Recorded data
start

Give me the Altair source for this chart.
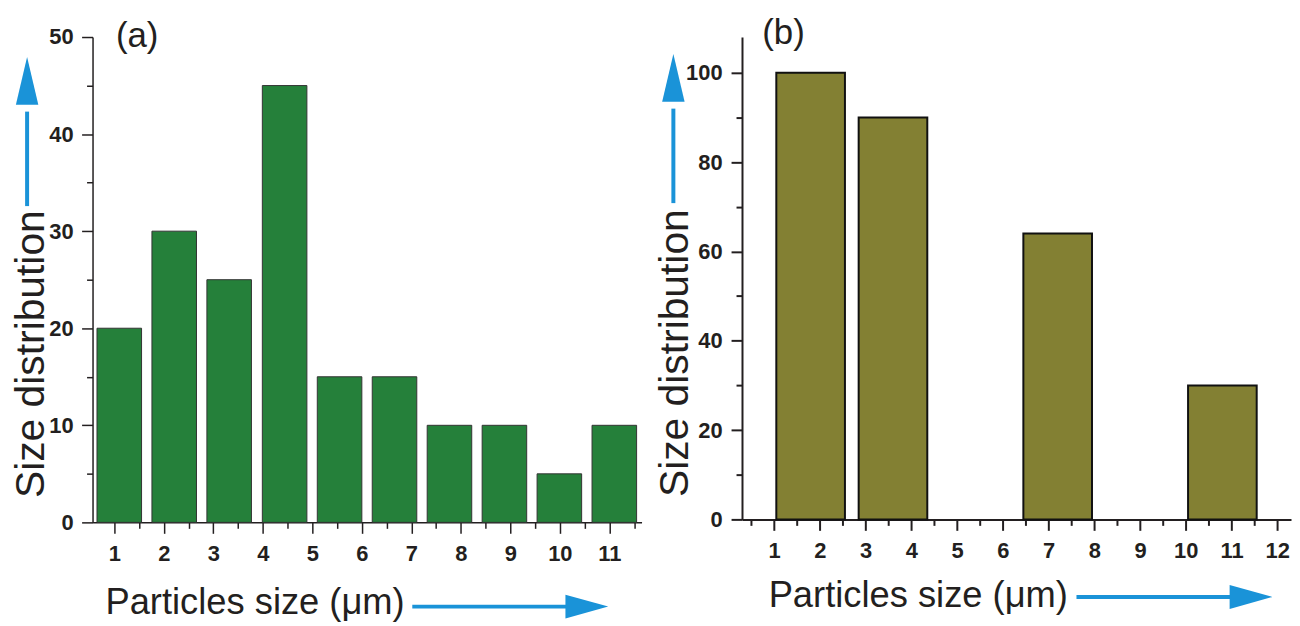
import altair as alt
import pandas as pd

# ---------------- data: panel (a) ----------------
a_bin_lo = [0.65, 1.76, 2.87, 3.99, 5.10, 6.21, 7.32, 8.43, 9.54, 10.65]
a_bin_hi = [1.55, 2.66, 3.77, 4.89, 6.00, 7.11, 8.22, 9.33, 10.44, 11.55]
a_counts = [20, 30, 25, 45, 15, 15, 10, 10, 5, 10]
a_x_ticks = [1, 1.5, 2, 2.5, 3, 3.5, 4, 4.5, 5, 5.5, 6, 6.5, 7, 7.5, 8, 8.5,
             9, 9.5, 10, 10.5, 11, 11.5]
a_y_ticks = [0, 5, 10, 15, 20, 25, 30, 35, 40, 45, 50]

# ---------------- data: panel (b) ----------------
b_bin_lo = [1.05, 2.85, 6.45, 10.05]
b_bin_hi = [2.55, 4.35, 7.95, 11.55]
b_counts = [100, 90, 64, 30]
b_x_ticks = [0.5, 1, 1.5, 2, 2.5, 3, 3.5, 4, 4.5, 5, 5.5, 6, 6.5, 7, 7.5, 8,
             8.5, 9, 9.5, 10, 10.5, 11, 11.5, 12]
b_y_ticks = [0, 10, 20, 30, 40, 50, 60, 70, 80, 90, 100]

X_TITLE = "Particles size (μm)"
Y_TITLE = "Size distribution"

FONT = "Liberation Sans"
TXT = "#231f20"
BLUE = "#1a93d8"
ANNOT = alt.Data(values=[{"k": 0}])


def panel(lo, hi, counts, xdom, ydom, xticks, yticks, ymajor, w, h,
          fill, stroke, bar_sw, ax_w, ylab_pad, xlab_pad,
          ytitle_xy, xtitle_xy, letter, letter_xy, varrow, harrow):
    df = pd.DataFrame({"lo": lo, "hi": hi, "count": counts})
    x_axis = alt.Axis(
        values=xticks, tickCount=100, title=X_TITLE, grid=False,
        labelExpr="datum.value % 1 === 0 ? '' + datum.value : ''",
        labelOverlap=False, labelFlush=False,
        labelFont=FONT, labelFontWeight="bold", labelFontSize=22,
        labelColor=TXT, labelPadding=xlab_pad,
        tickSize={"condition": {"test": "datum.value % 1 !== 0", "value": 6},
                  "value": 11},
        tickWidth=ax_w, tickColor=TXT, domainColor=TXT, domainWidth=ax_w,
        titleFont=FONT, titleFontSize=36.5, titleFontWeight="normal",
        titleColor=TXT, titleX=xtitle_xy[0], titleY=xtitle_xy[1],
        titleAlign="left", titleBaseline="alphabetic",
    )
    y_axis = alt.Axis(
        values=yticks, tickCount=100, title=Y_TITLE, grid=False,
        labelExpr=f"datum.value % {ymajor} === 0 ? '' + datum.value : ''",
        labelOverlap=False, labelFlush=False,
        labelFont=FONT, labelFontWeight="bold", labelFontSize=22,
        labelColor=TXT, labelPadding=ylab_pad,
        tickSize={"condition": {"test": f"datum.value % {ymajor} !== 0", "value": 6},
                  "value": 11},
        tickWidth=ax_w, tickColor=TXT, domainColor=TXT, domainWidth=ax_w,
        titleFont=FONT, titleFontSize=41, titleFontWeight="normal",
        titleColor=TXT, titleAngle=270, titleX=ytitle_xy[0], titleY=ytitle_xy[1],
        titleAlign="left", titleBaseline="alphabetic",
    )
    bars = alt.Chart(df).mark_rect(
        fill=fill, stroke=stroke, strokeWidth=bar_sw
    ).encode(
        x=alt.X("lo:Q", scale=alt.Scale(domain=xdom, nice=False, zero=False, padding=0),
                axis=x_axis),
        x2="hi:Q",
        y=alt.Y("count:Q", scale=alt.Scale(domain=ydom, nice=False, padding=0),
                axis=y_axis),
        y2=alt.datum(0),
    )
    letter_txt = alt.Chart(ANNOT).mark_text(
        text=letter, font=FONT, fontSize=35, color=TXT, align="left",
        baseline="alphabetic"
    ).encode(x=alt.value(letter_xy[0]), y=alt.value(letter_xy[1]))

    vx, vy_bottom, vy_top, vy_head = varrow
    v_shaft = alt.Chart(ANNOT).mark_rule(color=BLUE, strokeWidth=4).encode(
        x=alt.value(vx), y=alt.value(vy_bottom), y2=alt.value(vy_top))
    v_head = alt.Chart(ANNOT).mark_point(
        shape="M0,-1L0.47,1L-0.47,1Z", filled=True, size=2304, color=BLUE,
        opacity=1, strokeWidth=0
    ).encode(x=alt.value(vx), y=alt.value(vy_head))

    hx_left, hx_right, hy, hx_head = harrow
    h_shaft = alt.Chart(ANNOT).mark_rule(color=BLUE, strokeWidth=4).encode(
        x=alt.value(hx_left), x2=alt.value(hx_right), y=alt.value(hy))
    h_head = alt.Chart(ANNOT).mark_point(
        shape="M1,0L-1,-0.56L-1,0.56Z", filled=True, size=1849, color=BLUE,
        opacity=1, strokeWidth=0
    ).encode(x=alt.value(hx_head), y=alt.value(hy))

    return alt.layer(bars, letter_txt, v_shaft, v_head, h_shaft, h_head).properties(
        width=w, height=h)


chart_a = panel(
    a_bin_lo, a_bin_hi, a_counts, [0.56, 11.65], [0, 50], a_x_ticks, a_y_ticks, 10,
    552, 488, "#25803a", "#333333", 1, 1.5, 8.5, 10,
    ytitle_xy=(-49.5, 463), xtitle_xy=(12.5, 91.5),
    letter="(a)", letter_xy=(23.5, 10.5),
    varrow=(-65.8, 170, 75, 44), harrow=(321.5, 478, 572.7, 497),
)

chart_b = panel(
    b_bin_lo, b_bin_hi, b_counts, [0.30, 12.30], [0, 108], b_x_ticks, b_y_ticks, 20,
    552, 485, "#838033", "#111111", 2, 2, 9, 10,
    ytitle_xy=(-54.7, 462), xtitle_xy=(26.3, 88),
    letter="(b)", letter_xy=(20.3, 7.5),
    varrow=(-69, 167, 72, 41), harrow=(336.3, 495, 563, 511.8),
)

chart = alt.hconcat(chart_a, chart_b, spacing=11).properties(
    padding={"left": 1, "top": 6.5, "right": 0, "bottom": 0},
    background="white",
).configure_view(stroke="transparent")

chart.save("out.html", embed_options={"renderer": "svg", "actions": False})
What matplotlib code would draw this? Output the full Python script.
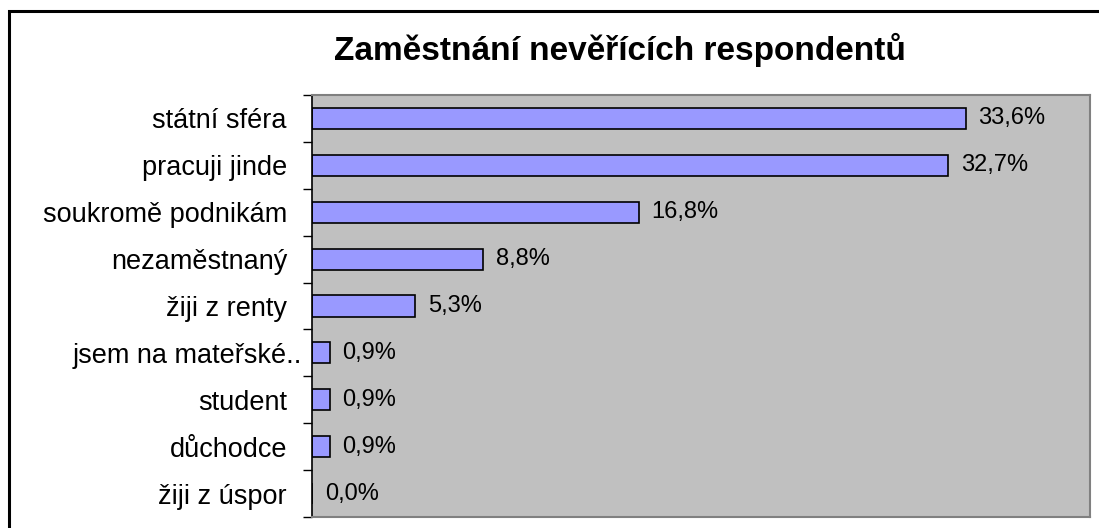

end

(Work to do): Everything from the top line of the data down to and including the line with "import pandas as pd" is to be copied, except the pictures.

(Solution below):
Give me the Altair source for this chart.
import altair as alt
import pandas as pd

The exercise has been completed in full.